Back

Speaker "Ryan Molecke" Details Back

 

Topic

Big Data, Blockchain, and the Decentralized Energy Grid

Abstract

A new technology has turned the corner and gained widespread adoption that will once again alter how humans interact with data, not by allowing us to store more of it, but by allowing us to more easily determine the value of the data and to transact in it, like a commodity. Blockchain technology is a breakthrough made possible by decades of progress in cryptography and mathematics, with a little inspiration from game theory. This system of asymetric crypto signatures and hashes can allow data to be timestamped, stored, and notarized in an immutable, unforgeable fashion. We deal in "heartbeat data", and everything gives off a heartbeat these days. In our path, we discovered literal heart-beat charts on angiocardiogram machines that simple scroll data out of memory, and lose it. The tick of an electrical meter, minute by minute, at every house, on every appliance, can be optimized in a verifiable way using intelligent agents in the grid. Ownership models of renewable energy sources are being made decentralized right now, with payment and pricing layers for automated power exchange being implemented in systems with data security and access authorization schemes that make our current tech look like child's play. We're learning how to make blockchain systems "rent" and forget data once it's no longer needed, and how to price that data properly. Big data connections and pattern-finding, correlations reaching across industries only make our data more valuable and worth holding onto for longer in these schemes.
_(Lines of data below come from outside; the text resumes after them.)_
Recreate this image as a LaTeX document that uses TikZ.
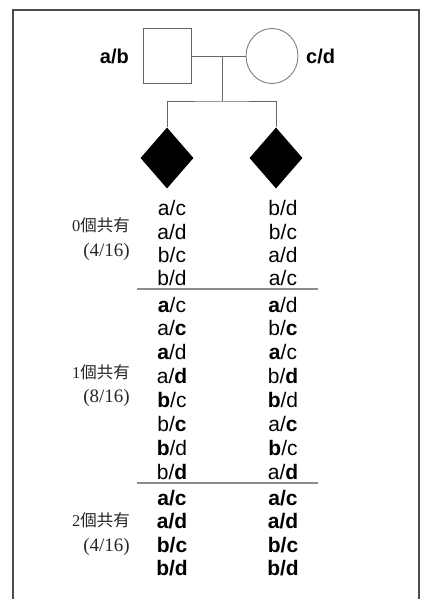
\documentclass[tikz,border=0pt]{standalone}
\usepackage{fontspec}
\usetikzlibrary{shapes.geometric}
\newfontfamily\gsans{Liberation Sans}
\newfontfamily\cjk{Noto Sans CJK TC}
\newfontfamily\lserif{Liberation Serif}
% shared allele in bold
\newcommand\shared[1]{{\bfseries #1}}

\begin{document}
\begin{tikzpicture}[x=1pt,y=-1pt,
  frame/.style={draw=black!70, line width=1.4pt},
  ped/.style={draw=black!60, line width=0.9pt},
  sep/.style={draw=black!45, line width=1.3pt},
  geno/.style={font=\gsans\fontsize{21}{23}\selectfont, inner sep=0pt, anchor=center},
  allbold/.style={geno, font=\gsans\bfseries\fontsize{21}{23}\selectfont},
  parentlabel/.style={font=\gsans\bfseries\fontsize{20}{22}\selectfont, inner sep=0pt},
  grouplabel/.style={font=\cjk\fontsize{16.5}{18}\selectfont, text=black!85, inner sep=0pt, anchor=east},
  ratio/.style={font=\lserif\fontsize{19}{21}\selectfont, text=black!85, inner sep=0pt, anchor=east},
  male/.style={ped, rectangle, minimum width=48pt, minimum height=55pt, inner sep=0pt},
  female/.style={draw=black!50, line width=0.9pt, ellipse, minimum width=52pt, minimum height=55pt, inner sep=0pt},
  child/.style={diamond, fill=black, minimum width=53pt, minimum height=61pt, inner sep=0pt}]

\useasboundingbox (0,0) rectangle (424,599);

% outer frame, open at the bottom
\draw[frame] (13,605) -- (13,10) -- (419,10) -- (419,605);

% parents
\node[male] (father) at (167,56) {};
\node[female] (mother) at (272,56) {};
\node[parentlabel, anchor=east] (fatherlab) at (129,56) {a/b};
\node[parentlabel, anchor=west] (motherlab) at (306,56) {c/d};

% children
\node[child] (kid1) at (167,158) {};
\node[child] (kid2) at (276,158) {};

% mating and sibship lines
\coordinate (mate) at (222,56);
\coordinate (sib) at (222,101);
\draw[ped] (father.east) -- (mother.west);
\draw[ped] (mate) -- (sib);
\draw[ped] (kid1.north) |- (sib) -| (kid2.north);

% group 0: no allele shared
\node[grouplabel] (g0a) at (130,225) {\lserif 0\cjk 個共有};
\node[ratio] (g0b) at (130,252) {(4/16)};
\node[geno] (l01) at (172,208) {a/c};
\node[geno] (l02) at (172,232) {a/d};
\node[geno] (l03) at (172,255) {b/c};
\node[geno] (l04) at (172,278) {b/d};
\node[geno] (r01) at (283,208) {b/d};
\node[geno] (r02) at (283,232) {b/c};
\node[geno] (r03) at (283,255) {a/d};
\node[geno] (r04) at (283,278) {a/c};

\coordinate (s1a) at (137,289);
\coordinate (s1b) at (318,289);
\draw[sep] (s1a) -- (s1b);

% group 1: one allele shared
\node[grouplabel] (g1a) at (130,372) {\lserif 1\cjk 個共有};
\node[ratio] (g1b) at (130,398) {(8/16)};
\node[geno] (l11) at (172,305) {\shared{a}/c};
\node[geno] (l12) at (172,328) {a/\shared{c}};
\node[geno] (l13) at (172,352) {\shared{a}/d};
\node[geno] (l14) at (172,376) {a/\shared{d}};
\node[geno] (l15) at (172,400) {\shared{b}/c};
\node[geno] (l16) at (172,424) {b/\shared{c}};
\node[geno] (l17) at (172,448) {\shared{b}/d};
\node[geno] (l18) at (172,472) {b/\shared{d}};
\node[geno] (r11) at (283,305) {\shared{a}/d};
\node[geno] (r12) at (283,328) {b/\shared{c}};
\node[geno] (r13) at (283,352) {\shared{a}/c};
\node[geno] (r14) at (283,376) {b/\shared{d}};
\node[geno] (r15) at (283,400) {\shared{b}/d};
\node[geno] (r16) at (283,424) {a/\shared{c}};
\node[geno] (r17) at (283,448) {\shared{b}/c};
\node[geno] (r18) at (283,472) {a/\shared{d}};

\coordinate (s2a) at (137,483);
\coordinate (s2b) at (318,483);
\draw[sep] (s2a) -- (s2b);

% group 2: both alleles shared
\node[grouplabel] (g2a) at (130,520) {\lserif 2\cjk 個共有};
\node[ratio] (g2b) at (130,547) {(4/16)};
\node[allbold] (l21) at (172,498) {a/c};
\node[allbold] (l22) at (172,521) {a/d};
\node[allbold] (l23) at (172,545) {b/c};
\node[allbold] (l24) at (172,568) {b/d};
\node[allbold] (r21) at (283,498) {a/c};
\node[allbold] (r22) at (283,521) {a/d};
\node[allbold] (r23) at (283,545) {b/c};
\node[allbold] (r24) at (283,568) {b/d};
\end{tikzpicture}
\end{document}
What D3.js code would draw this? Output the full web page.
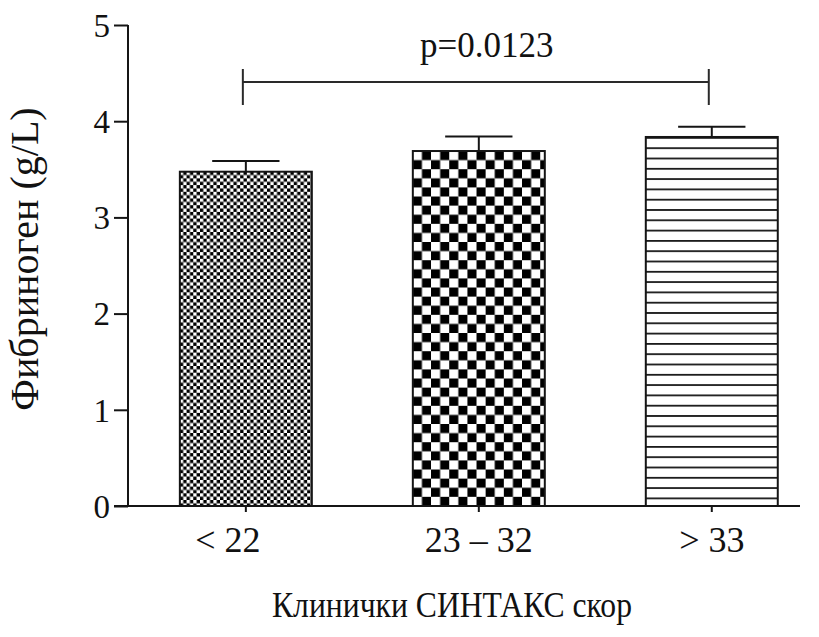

So for those data archivists out there, and for all those evil "deletionists", blockchain is a self-pruning by value mechanism for all data that exists.

 

Profile

Ryan Molecke, Chief Technology Officer (CTO) of EnLedger, is highly multi-disciplinary academic computational science researcher, who transitioned into the world of finance technology and trading systems. He’s worked at several notable and successful finance-tech startups, helped architect trading systems and brokerage/exchanges, and is now focused on permissioned ledgers and blockchain systems integrations, tokenizations, and credits programs. He holds a B.S.E. in Computer Engineering and a Ph.D. in Nanoscience and Microsystems Engineering, both from the UNM.